## Work instructions
Extract each line of the material that follows exactly and omit its pictures.

## Available data
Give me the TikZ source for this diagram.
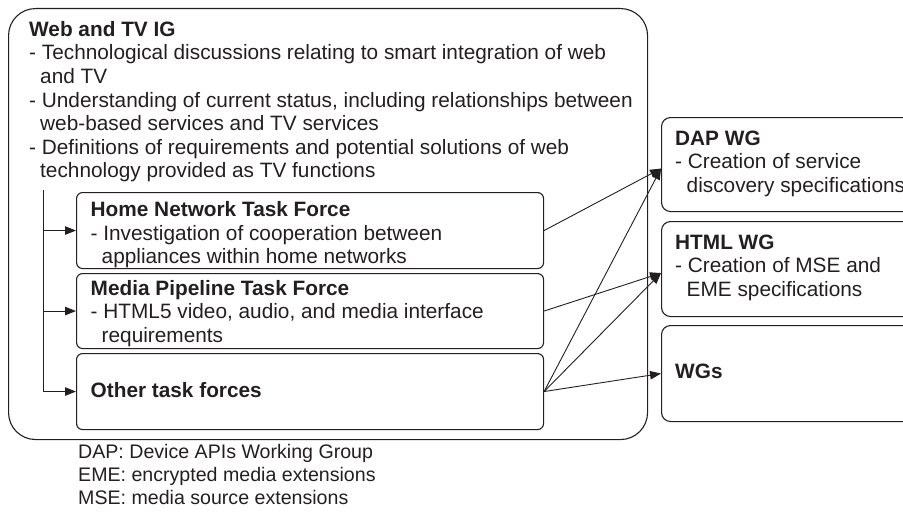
\documentclass[tikz,border=0pt]{standalone}
\usepackage{fontspec}
\setmainfont{Liberation Sans}
\usetikzlibrary{arrows.meta}
\definecolor{ink}{HTML}{231F20}
\begin{document}
\begin{tikzpicture}[x=1pt,y=-1pt,
  box/.style={draw=ink, line width=1.1pt, inner sep=0pt, anchor=north west},
  igbox/.style={box, rounded corners=27pt},
  tfbox/.style={box, rounded corners=6pt},
  wgbox/.style={box, rounded corners=9pt},
  txt/.style={anchor=base west, inner sep=0pt, text=ink, font=\fontsize{20.8}{23.5}\selectfont},
  btxt/.style={txt, font=\fontsize{20.8}{23.5}\selectfont\bfseries},
  note/.style={txt, font=\fontsize{19.6}{23}\selectfont},
  conn/.style={draw=ink, line width=0.9pt},
  arr/.style={conn, -{Triangle[length=11pt,width=8.5pt]}},
]
\useasboundingbox (0,0) rectangle (903,519);
\clip (0,0) rectangle (903,519);

% boxes
\node[igbox, minimum width=639pt, minimum height=431pt] (ig) at (8,8) {};
\node[tfbox, minimum width=467pt, minimum height=76pt] (home) at (76,192) {};
\node[tfbox, minimum width=467pt, minimum height=75pt] (media) at (76,273) {};
\node[tfbox, minimum width=467pt, minimum height=76pt] (other) at (76,353) {};
\node[wgbox, minimum width=270pt, minimum height=94pt] (dap) at (661,117) {};
\node[wgbox, minimum width=270pt, minimum height=95pt] (html) at (661,221) {};
\node[wgbox, minimum width=270pt, minimum height=96pt] (wgs) at (661,325) {};

% IG text
\node[btxt] (t1) at (29,36.5) {Web and TV IG};
\node[txt] (t2) at (29,60) {- Technological discussions relating to smart integration of web};
\node[txt] (t3) at (40,83.5) {and TV};
\node[txt] (t4) at (29,107) {- Understanding of current status, including relationships between};
\node[txt] (t5) at (40,130.5) {web-based services and TV services};
\node[txt] (t6) at (29,154) {- Definitions of requirements and potential solutions of web};
\node[txt] (t7) at (40,177.5) {technology provided as TV functions};

% task force text
\node[btxt] (h1) at (90.5,216.5) {Home Network Task Force};
\node[txt] (h2) at (90.5,240) {- Investigation of cooperation between};
\node[txt] (h3) at (101.5,263.5) {appliances within home networks};
\node[btxt] (m1) at (90.5,295) {Media Pipeline Task Force};
\node[txt] (m2) at (90.5,318.5) {- HTML5 video, audio, and media interface};
\node[txt] (m3) at (101.5,342) {requirements};
\node[btxt] (o1) at (90.5,397) {Other task forces};

% WG text
\node[btxt] (d1) at (675,145) {DAP WG};
\node[txt] (d2) at (675,168.5) {- Creation of service};
\node[txt] (d3) at (686.5,192) {discovery specifications};
\node[btxt] (w1) at (675,249) {HTML WG};
\node[txt] (w2) at (675,272.5) {- Creation of MSE and};
\node[txt] (w3) at (686.5,296) {EME specifications};
\node[btxt] (g1) at (675,378) {WGs};

% notes
\node[note] (n1) at (78,458) {DAP: Device APIs Working Group};
\node[note] (n2) at (78,481) {EME: encrypted media extensions};
\node[note] (n3) at (78,504) {MSE: media source extensions};

% connectors
\coordinate (trunk) at (43,190);
\draw[arr] (trunk) |- (other.west);
\draw[arr] (trunk |- home.west) -- (home.west);
\draw[arr] (trunk |- media.west) -- (media.west);

\coordinate (dapin) at ([yshift=-4pt]dap.west);
\coordinate (htmlin) at ([yshift=-4pt]html.west);
\draw[arr] (home.east) -- (dapin);
\draw[arr] (media.east) -- (htmlin);
\draw[arr] (other.east) -- (dapin);
\draw[arr] (other.east) -- (htmlin);
\draw[arr] (other.east) -- (wgs.west);
\end{tikzpicture}
\end{document}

## Exercise answer
Give me the TikZ source for this diagram.
\documentclass[tikz,border=0pt]{standalone}
\usepackage{fontspec}
\setmainfont{Liberation Sans}
\usetikzlibrary{arrows.meta}
\definecolor{ink}{HTML}{231F20}
\begin{document}
\begin{tikzpicture}[x=1pt,y=-1pt,
  box/.style={draw=ink, line width=1.1pt, inner sep=0pt, anchor=north west},
  igbox/.style={box, rounded corners=27pt},
  tfbox/.style={box, rounded corners=6pt},
  wgbox/.style={box, rounded corners=9pt},
  txt/.style={anchor=base west, inner sep=0pt, text=ink, font=\fontsize{20.8}{23.5}\selectfont},
  btxt/.style={txt, font=\fontsize{20.8}{23.5}\selectfont\bfseries},
  note/.style={txt, font=\fontsize{19.6}{23}\selectfont},
  conn/.style={draw=ink, line width=0.9pt},
  arr/.style={conn, -{Triangle[length=11pt,width=8.5pt]}},
]
\useasboundingbox (0,0) rectangle (903,519);
\clip (0,0) rectangle (903,519);

% boxes
\node[igbox, minimum width=639pt, minimum height=431pt] (ig) at (8,8) {};
\node[tfbox, minimum width=467pt, minimum height=76pt] (home) at (76,192) {};
\node[tfbox, minimum width=467pt, minimum height=75pt] (media) at (76,273) {};
\node[tfbox, minimum width=467pt, minimum height=76pt] (other) at (76,353) {};
\node[wgbox, minimum width=270pt, minimum height=94pt] (dap) at (661,117) {};
\node[wgbox, minimum width=270pt, minimum height=95pt] (html) at (661,221) {};
\node[wgbox, minimum width=270pt, minimum height=96pt] (wgs) at (661,325) {};

% IG text
\node[btxt] (t1) at (29,36.5) {Web and TV IG};
\node[txt] (t2) at (29,60) {- Technological discussions relating to smart integration of web};
\node[txt] (t3) at (40,83.5) {and TV};
\node[txt] (t4) at (29,107) {- Understanding of current status, including relationships between};
\node[txt] (t5) at (40,130.5) {web-based services and TV services};
\node[txt] (t6) at (29,154) {- Definitions of requirements and potential solutions of web};
\node[txt] (t7) at (40,177.5) {technology provided as TV functions};

% task force text
\node[btxt] (h1) at (90.5,216.5) {Home Network Task Force};
\node[txt] (h2) at (90.5,240) {- Investigation of cooperation between};
\node[txt] (h3) at (101.5,263.5) {appliances within home networks};
\node[btxt] (m1) at (90.5,295) {Media Pipeline Task Force};
\node[txt] (m2) at (90.5,318.5) {- HTML5 video, audio, and media interface};
\node[txt] (m3) at (101.5,342) {requirements};
\node[btxt] (o1) at (90.5,397) {Other task forces};

% WG text
\node[btxt] (d1) at (675,145) {DAP WG};
\node[txt] (d2) at (675,168.5) {- Creation of service};
\node[txt] (d3) at (686.5,192) {discovery specifications};
\node[btxt] (w1) at (675,249) {HTML WG};
\node[txt] (w2) at (675,272.5) {- Creation of MSE and};
\node[txt] (w3) at (686.5,296) {EME specifications};
\node[btxt] (g1) at (675,378) {WGs};

% notes
\node[note] (n1) at (78,458) {DAP: Device APIs Working Group};
\node[note] (n2) at (78,481) {EME: encrypted media extensions};
\node[note] (n3) at (78,504) {MSE: media source extensions};

% connectors
\coordinate (trunk) at (43,190);
\draw[arr] (trunk) |- (other.west);
\draw[arr] (trunk |- home.west) -- (home.west);
\draw[arr] (trunk |- media.west) -- (media.west);

\coordinate (dapin) at ([yshift=-4pt]dap.west);
\coordinate (htmlin) at ([yshift=-4pt]html.west);
\draw[arr] (home.east) -- (dapin);
\draw[arr] (media.east) -- (htmlin);
\draw[arr] (other.east) -- (dapin);
\draw[arr] (other.east) -- (htmlin);
\draw[arr] (other.east) -- (wgs.west);
\end{tikzpicture}
\end{document}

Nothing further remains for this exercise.